- Problem to work on -
Repeat every line of the listing below exactly, minus the pictures.

- Data excerpt -
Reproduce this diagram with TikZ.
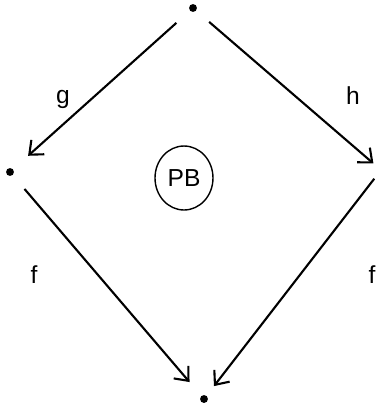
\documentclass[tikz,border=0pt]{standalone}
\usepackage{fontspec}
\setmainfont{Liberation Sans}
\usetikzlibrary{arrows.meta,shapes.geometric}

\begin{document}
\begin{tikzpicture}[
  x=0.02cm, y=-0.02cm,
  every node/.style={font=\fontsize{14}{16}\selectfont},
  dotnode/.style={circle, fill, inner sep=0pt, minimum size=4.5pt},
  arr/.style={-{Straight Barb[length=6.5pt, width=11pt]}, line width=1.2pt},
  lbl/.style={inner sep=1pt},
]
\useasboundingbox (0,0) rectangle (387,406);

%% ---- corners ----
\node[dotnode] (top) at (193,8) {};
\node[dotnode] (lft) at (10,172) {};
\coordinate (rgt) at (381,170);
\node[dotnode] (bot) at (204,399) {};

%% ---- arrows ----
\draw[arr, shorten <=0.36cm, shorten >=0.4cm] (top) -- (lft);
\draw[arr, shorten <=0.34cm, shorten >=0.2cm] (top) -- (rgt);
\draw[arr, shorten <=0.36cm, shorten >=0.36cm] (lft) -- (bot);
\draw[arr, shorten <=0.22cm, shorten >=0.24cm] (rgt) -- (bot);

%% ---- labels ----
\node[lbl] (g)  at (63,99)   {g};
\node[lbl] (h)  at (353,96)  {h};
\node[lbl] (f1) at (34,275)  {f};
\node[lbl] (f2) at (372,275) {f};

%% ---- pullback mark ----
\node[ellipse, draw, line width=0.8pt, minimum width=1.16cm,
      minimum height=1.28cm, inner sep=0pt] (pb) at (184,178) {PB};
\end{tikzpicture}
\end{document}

- Result of the exercise -
Reproduce this diagram with TikZ.
\documentclass[tikz,border=0pt]{standalone}
\usepackage{fontspec}
\setmainfont{Liberation Sans}
\usetikzlibrary{arrows.meta,shapes.geometric}

\begin{document}
\begin{tikzpicture}[
  x=0.02cm, y=-0.02cm,
  every node/.style={font=\fontsize{14}{16}\selectfont},
  dotnode/.style={circle, fill, inner sep=0pt, minimum size=4.5pt},
  arr/.style={-{Straight Barb[length=6.5pt, width=11pt]}, line width=1.2pt},
  lbl/.style={inner sep=1pt},
]
\useasboundingbox (0,0) rectangle (387,406);

%% ---- corners ----
\node[dotnode] (top) at (193,8) {};
\node[dotnode] (lft) at (10,172) {};
\coordinate (rgt) at (381,170);
\node[dotnode] (bot) at (204,399) {};

%% ---- arrows ----
\draw[arr, shorten <=0.36cm, shorten >=0.4cm] (top) -- (lft);
\draw[arr, shorten <=0.34cm, shorten >=0.2cm] (top) -- (rgt);
\draw[arr, shorten <=0.36cm, shorten >=0.36cm] (lft) -- (bot);
\draw[arr, shorten <=0.22cm, shorten >=0.24cm] (rgt) -- (bot);

%% ---- labels ----
\node[lbl] (g)  at (63,99)   {g};
\node[lbl] (h)  at (353,96)  {h};
\node[lbl] (f1) at (34,275)  {f};
\node[lbl] (f2) at (372,275) {f};

%% ---- pullback mark ----
\node[ellipse, draw, line width=0.8pt, minimum width=1.16cm,
      minimum height=1.28cm, inner sep=0pt] (pb) at (184,178) {PB};
\end{tikzpicture}
\end{document}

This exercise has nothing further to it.